▶ Stated exercise:
All the data should be repeated exactly. Any image in it is left out.

▶ Data shown:
## Start

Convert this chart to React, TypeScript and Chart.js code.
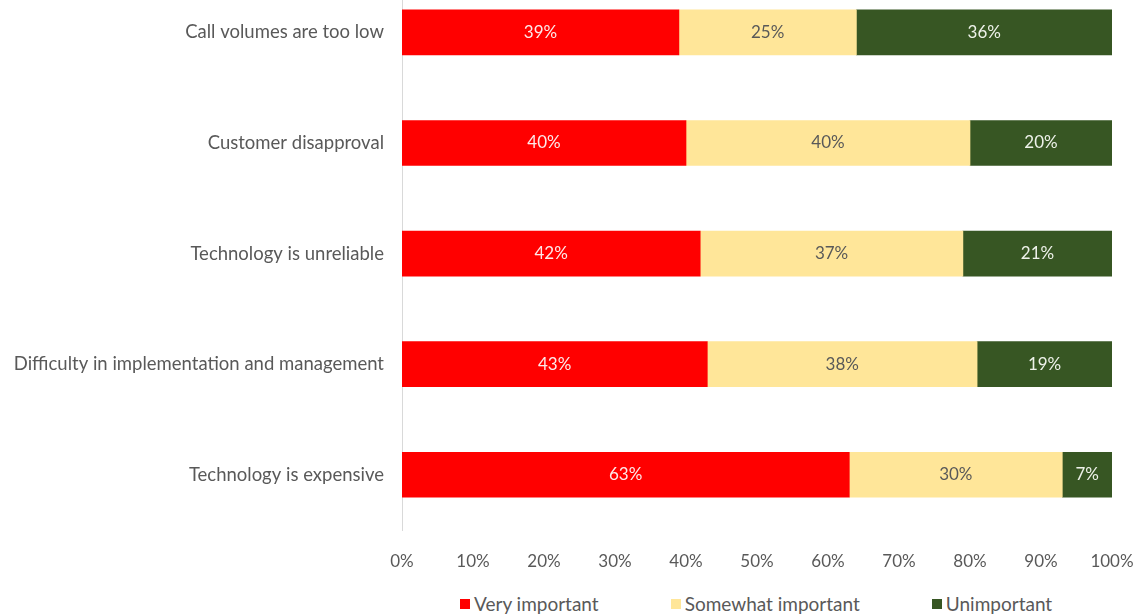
import React, { useEffect, useRef } from "react";
import { Chart, registerables } from "chart.js";

Chart.register(...registerables);

const categories = [
  "Call volumes are too low",
  "Customer disapproval",
  "Technology is unreliable",
  "Difficulty in implementation and management",
  "Technology is expensive",
];
const veryImportant = [39, 40, 42, 43, 63];
const somewhatImportant = [25, 40, 37, 38, 30];
const unimportant = [36, 20, 21, 19, 7];
const seriesNames = ["Very important", "Somewhat important", "Unimportant"];
const seriesColors = ["#ff0000", "#ffe699", "#375623"];
const labelColors = ["#fde9e9", "#595959", "#eef2ea"];
const xTickValues = [0, 10, 20, 30, 40, 50, 60, 70, 80, 90, 100];

const FONT = "Lato, 'Open Sans', sans-serif";

const segLabels = {
  id: "segLabels",
  afterDatasetsDraw(chart: any) {
    const ctx = chart.ctx;
    chart.data.datasets.forEach((ds: any, di: number) => {
      const meta = chart.getDatasetMeta(di);
      meta.data.forEach((bar: any, i: number) => {
        const p = bar.getProps(["x", "y", "base"], true);
        ctx.save();
        ctx.fillStyle = labelColors[di];
        ctx.font = `17px ${FONT}`;
        ctx.textAlign = "center";
        ctx.textBaseline = "middle";
        ctx.fillText(`${ds.data[i]}%`, (p.x + p.base) / 2, p.y);
        ctx.restore();
      });
    });
  },
};

export default function App() {
  const ref = useRef<HTMLCanvasElement>(null);
  useEffect(() => {
    if (!ref.current) return;
    const chart = new Chart(ref.current, {
      type: "bar",
      data: {
        labels: categories,
        datasets: [veryImportant, somewhatImportant, unimportant].map((d, i) => ({
          label: seriesNames[i],
          data: d,
          backgroundColor: seriesColors[i],
          borderWidth: 0,
          barThickness: 45,
        })),
      },
      options: {
        indexAxis: "y",
        animation: false,
        responsive: false,
        devicePixelRatio: 1,
        layout: { padding: { left: 0, right: 28, top: 0, bottom: 0 } },
        plugins: { legend: { display: false }, tooltip: { enabled: false } },
        scales: {
          x: {
            stacked: true,
            min: 0,
            max: 100,
            afterBuildTicks: (s: any) => {
              s.ticks = xTickValues.map((v) => ({ value: v }));
            },
            grid: { display: false },
            border: { display: false },
            ticks: {
              padding: 13,
              color: "#595959",
              font: { family: FONT, size: 17 },
              callback: (v: any) => `${v}%`,
            },
            afterFit: (s: any) => {
              s.height = 45;
              s.paddingRight = 0;
              s.paddingLeft = 0;
            },
          },
          y: {
            stacked: true,
            grid: { display: false, drawTicks: false },
            border: { display: true, color: "#d9d9d9", width: 1 },
            ticks: {
              padding: 18,
              color: "#595959",
              font: { family: FONT, size: 18.5 },
            },
            afterFit: (s: any) => {
              s.width = 402;
            },
          },
        },
      },
      plugins: [segLabels],
    } as any);
    return () => chart.destroy();
  }, []);

  return (
    <div
      style={{
        position: "fixed",
        left: 0,
        top: 0,
        width: 1140,
        height: 614,
        overflow: "hidden",
        background: "#fff",
      }}
    >
      <canvas
        ref={ref}
        width={1140}
        height={627}
        style={{ position: "absolute", left: 0, top: -52, width: 1140, height: 627 }}
      />
      <div
        style={{
          position: "absolute",
          left: 460,
          top: 592,
          display: "flex",
          gap: 72,
          fontFamily: FONT,
          fontSize: 19,
          color: "#595959",
          lineHeight: "24px",
          whiteSpace: "nowrap",
        }}
      >
        {seriesNames.map((n, i) => (
          <div key={n} style={{ display: "flex", alignItems: "center" }}>
            <span
              style={{
                display: "inline-block",
                width: 10,
                height: 10,
                background: seriesColors[i],
                marginRight: 4,
              }}
            />
            <span>{n}</span>
          </div>
        ))}
      </div>
    </div>
  );
}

## End

▶ Solution below:
Convert this chart to React, TypeScript and Chart.js code.
import React, { useEffect, useRef } from "react";
import { Chart, registerables } from "chart.js";

Chart.register(...registerables);

const categories = [
  "Call volumes are too low",
  "Customer disapproval",
  "Technology is unreliable",
  "Difficulty in implementation and management",
  "Technology is expensive",
];
const veryImportant = [39, 40, 42, 43, 63];
const somewhatImportant = [25, 40, 37, 38, 30];
const unimportant = [36, 20, 21, 19, 7];
const seriesNames = ["Very important", "Somewhat important", "Unimportant"];
const seriesColors = ["#ff0000", "#ffe699", "#375623"];
const labelColors = ["#fde9e9", "#595959", "#eef2ea"];
const xTickValues = [0, 10, 20, 30, 40, 50, 60, 70, 80, 90, 100];

const FONT = "Lato, 'Open Sans', sans-serif";

const segLabels = {
  id: "segLabels",
  afterDatasetsDraw(chart: any) {
    const ctx = chart.ctx;
    chart.data.datasets.forEach((ds: any, di: number) => {
      const meta = chart.getDatasetMeta(di);
      meta.data.forEach((bar: any, i: number) => {
        const p = bar.getProps(["x", "y", "base"], true);
        ctx.save();
        ctx.fillStyle = labelColors[di];
        ctx.font = `17px ${FONT}`;
        ctx.textAlign = "center";
        ctx.textBaseline = "middle";
        ctx.fillText(`${ds.data[i]}%`, (p.x + p.base) / 2, p.y);
        ctx.restore();
      });
    });
  },
};

export default function App() {
  const ref = useRef<HTMLCanvasElement>(null);
  useEffect(() => {
    if (!ref.current) return;
    const chart = new Chart(ref.current, {
      type: "bar",
      data: {
        labels: categories,
        datasets: [veryImportant, somewhatImportant, unimportant].map((d, i) => ({
          label: seriesNames[i],
          data: d,
          backgroundColor: seriesColors[i],
          borderWidth: 0,
          barThickness: 45,
        })),
      },
      options: {
        indexAxis: "y",
        animation: false,
        responsive: false,
        devicePixelRatio: 1,
        layout: { padding: { left: 0, right: 28, top: 0, bottom: 0 } },
        plugins: { legend: { display: false }, tooltip: { enabled: false } },
        scales: {
          x: {
            stacked: true,
            min: 0,
            max: 100,
            afterBuildTicks: (s: any) => {
              s.ticks = xTickValues.map((v) => ({ value: v }));
            },
            grid: { display: false },
            border: { display: false },
            ticks: {
              padding: 13,
              color: "#595959",
              font: { family: FONT, size: 17 },
              callback: (v: any) => `${v}%`,
            },
            afterFit: (s: any) => {
              s.height = 45;
              s.paddingRight = 0;
              s.paddingLeft = 0;
            },
          },
          y: {
            stacked: true,
            grid: { display: false, drawTicks: false },
            border: { display: true, color: "#d9d9d9", width: 1 },
            ticks: {
              padding: 18,
              color: "#595959",
              font: { family: FONT, size: 18.5 },
            },
            afterFit: (s: any) => {
              s.width = 402;
            },
          },
        },
      },
      plugins: [segLabels],
    } as any);
    return () => chart.destroy();
  }, []);

  return (
    <div
      style={{
        position: "fixed",
        left: 0,
        top: 0,
        width: 1140,
        height: 614,
        overflow: "hidden",
        background: "#fff",
      }}
    >
      <canvas
        ref={ref}
        width={1140}
        height={627}
        style={{ position: "absolute", left: 0, top: -52, width: 1140, height: 627 }}
      />
      <div
        style={{
          position: "absolute",
          left: 460,
          top: 592,
          display: "flex",
          gap: 72,
          fontFamily: FONT,
          fontSize: 19,
          color: "#595959",
          lineHeight: "24px",
          whiteSpace: "nowrap",
        }}
      >
        {seriesNames.map((n, i) => (
          <div key={n} style={{ display: "flex", alignItems: "center" }}>
            <span
              style={{
                display: "inline-block",
                width: 10,
                height: 10,
                background: seriesColors[i],
                marginRight: 4,
              }}
            />
            <span>{n}</span>
          </div>
        ))}
      </div>
    </div>
  );
}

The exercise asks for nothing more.